INFORMATION SECURITY POLICY

  • Definitions. For the purposes of this Exhibit B, the terms below have the following meanings whenever capitalized:
    • "Railway Systems" means the information technology systems and devices that store, process, and/or transmit Customer Data and which are controlled by Railway, including, to the extent controlled by Railway, the Railway Services; and
    • "Subcontractor" means any independent contractor, service provider, or other non-employee agent of Railway, including, as applicable, an Affiliate of Railway.

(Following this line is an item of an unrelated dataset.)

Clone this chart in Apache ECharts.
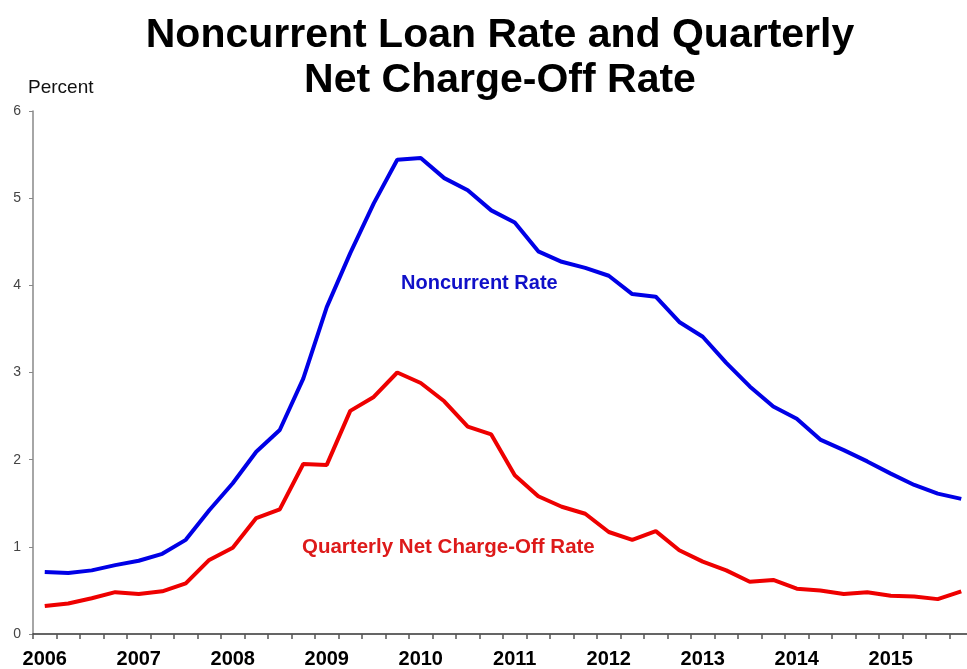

  • Security Program. Railway shall create, implement, and, throughout the Term and for so long thereafter as Railway retains any Customer Data, maintain an information security program (the "Program") that includes commercially reasonable administrative, technical, and physical safeguards designed to protect the confidentiality and security of Customer Data. Railway shall also periodically review and update the Program, paying attention to developments in technology and industry standard practices. At a minimum, Railway's Program shall include:
    • User authentication controls, including restricting access to authorized users;
    • Strong encryption technology for endpoints on Railway Systems managing Customer Data;
    • Network security practices in accordance with prevailing industry standards; and
    • Commercially reasonable password complexity standards that align with prevailing industry standards.
  • Access Control.
    • Rights to use and access Railway Systems shall be determined based on each user's access privileges. Access privileges shall be granted on the basis of specific business need (i.e. a "need to know" basis) and restricted to only those personnel who reasonably require such access to perform their job functions as determined by Railway management.

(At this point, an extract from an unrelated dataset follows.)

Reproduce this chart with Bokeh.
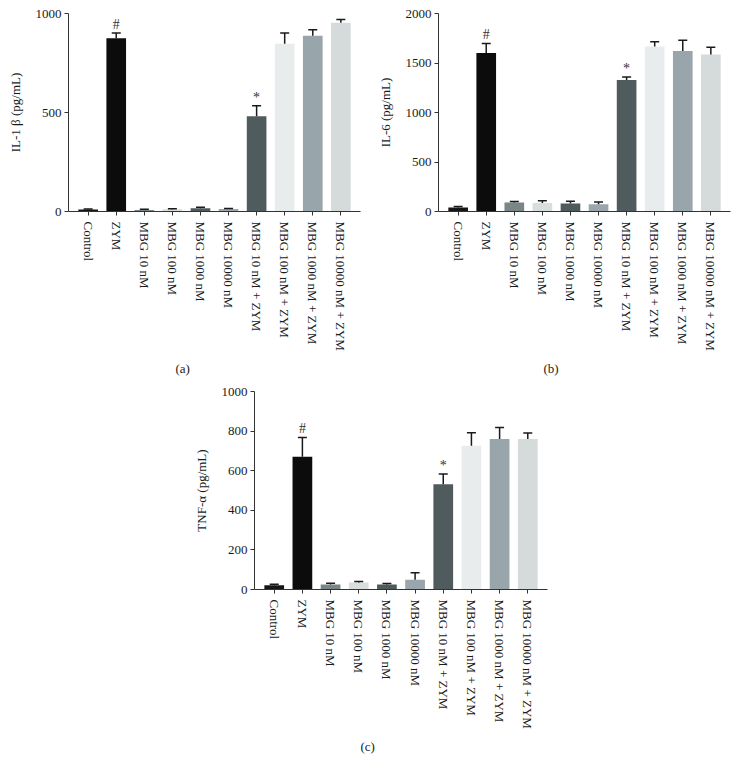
from bokeh.plotting import figure
from bokeh.models import FactorRange, Range1d, Whisker, TeeHead, ColumnDataSource, Title, FixedTicker
from bokeh.layouts import column, row
from bokeh.embed import file_html
from bokeh.resources import INLINE
from bokeh.core.properties import value

groups = ["Control", "ZYM", "MBG 10 nM", "MBG 100 nM", "MBG 1000 nM", "MBG 10000 nM",
          "MBG 10 nM + ZYM", "MBG 100 nM + ZYM", "MBG 1000 nM + ZYM", "MBG 10000 nM + ZYM"]

il1b_mean = [10, 875, 8, 11, 17, 12, 481, 847, 887, 953]
il1b_err = [3, 27, 3, 3, 4, 3, 53, 54, 31, 17]

il6_mean = [40, 1600, 91, 87, 81, 74, 1328, 1667, 1620, 1587]
il6_err = [10, 97, 10, 21, 23, 23, 30, 47, 111, 73]

tnf_mean = [22, 671, 25, 35, 25, 49, 531, 726, 760, 760]
tnf_err = [5, 97, 7, 5, 5, 35, 52, 66, 58, 30]

marks = ["", "#", "", "", "", "", "*", "", "", ""]

bar_colors = ["#151515", "#0c0c0c", "#7a8686", "#d8dede", "#4f5a5a",
              "#9aa6ab", "#4f5b5c", "#e9ecec", "#98a5ab", "#d5dada"]

FONT = "Liberation Serif"
TXT = "#1a1a1a"
AX = "#333333"


def make_panel(mean, err, ymax, ticks, ylabel, tag, width, height,
               bl, br, bt, fh, tag_offset):
    bb = height - bt - fh
    p = figure(x_range=FactorRange(*groups, range_padding=0.2, range_padding_units="absolute"),
               y_range=Range1d(0, ymax), width=width, height=height,
               min_border_left=bl, min_border_right=br, min_border_top=bt,
               min_border_bottom=bb, output_backend="svg", toolbar_location=None,
               tools="")
    upper = [m + e for m, e in zip(mean, err)]
    src = ColumnDataSource(dict(x=groups, mean=mean, upper=upper, color=bar_colors))
    p.vbar(x="x", top="mean", bottom=0, width=0.7, fill_color="color",
           line_color=None, source=src)
    w = Whisker(source=src, base="x", upper="upper", lower="mean", dimension="height",
                line_color="#1a1a1a", line_width=1.5,
                upper_head=TeeHead(size=9, line_color="#1a1a1a", line_width=1.5),
                lower_head=None, level="overlay")
    p.add_layout(w)
    mx = [g for g, m in zip(groups, marks) if m]
    my = [u for u, m in zip(upper, marks) if m]
    mt = [m for m in marks if m]
    p.text(x=mx, y=my, text=mt, text_align="center", text_baseline="bottom",
           y_offset=-1, text_font=value(FONT), text_font_size="14px", text_color="#333333")

    p.xgrid.visible = False
    p.ygrid.visible = False
    p.outline_line_color = None
    p.background_fill_color = "white"
    p.border_fill_color = "white"

    ya = p.yaxis[0]
    ya.ticker = FixedTicker(ticks=ticks)
    ya.axis_label = ylabel
    ya.axis_label_text_font = FONT
    ya.axis_label_text_font_style = "normal"
    ya.axis_label_text_font_size = "13px"
    ya.axis_label_text_color = TXT
    ya.axis_label_standoff = 10
    ya.major_label_text_font = FONT
    ya.major_label_text_font_size = "13px"
    ya.major_label_text_color = TXT
    ya.major_label_standoff = 3
    ya.major_tick_in = 0
    ya.major_tick_out = 4
    ya.minor_tick_out = 0
    ya.minor_tick_in = 0
    ya.axis_line_color = AX
    ya.major_tick_line_color = AX

    xa = p.xaxis[0]
    xa.major_label_orientation = "vertical"
    xa.major_label_text_font = FONT
    xa.major_label_text_font_size = "13px"
    xa.major_label_text_color = TXT
    xa.major_label_standoff = 6
    xa.major_tick_in = 0
    xa.major_tick_out = 4
    xa.axis_line_color = AX
    xa.major_tick_line_color = AX

    p.add_layout(Title(text=tag, align="left", offset=tag_offset, standoff=10,
                       text_font=FONT, text_font_size="13px", text_font_style="normal",
                       text_color=TXT), "below")
    return p


pa = make_panel(il1b_mean, il1b_err, 1000, [0, 500, 1000], "IL-1 β (pg/mL)", "(a)",
                370, 383, 68, 10, 13, 198, 107)
pb = make_panel(il6_mean, il6_err, 2000, [0, 500, 1000, 1500, 2000], "IL-6 (pg/mL)", "(b)",
                369, 383, 68, 9, 13, 198, 105)
pc = make_panel(tnf_mean, tnf_err, 1000, [0, 200, 400, 600, 800, 1000], "TNF-α (pg/mL)", "(c)",
                739, 388, 254, 192, 8, 198, 106)

layout = column(row(pa, pb), pc)

open("out.html", "w").write(file_html(layout, INLINE))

  • System Monitoring and Protection.
    • Railway shall regularly monitor Railway Systems and proactively resolve customer impacting incidents.
    • All computers and other endpoints storing or processing Customer Data shall be patched and running operating systems and applications that are supported by the applicable provider of such operating systems and/or applications.
  • Personnel and Service Providers.
    • Railway shall exercise commercially reasonable supervision over its employees and Subcontractors in a manner designed to maintain confidentiality and security of Customer Data.
    • Prior to engaging any third-party service provider who may receive Customer Data, Railway shall take commercially reasonable steps to select and retain third-party service providers that are capable of maintaining appropriate security measures designed to protect the Customer Data.
    • Railway shall terminate an individual's access to Railway Systems as soon as reasonably practicable after such individual is no longer employed or engaged by Railway. Terminated personnel are required to surrender all keys, IDs, access codes, badges, business cards and the like that permit access to Railway's premises and/or Railway Systems.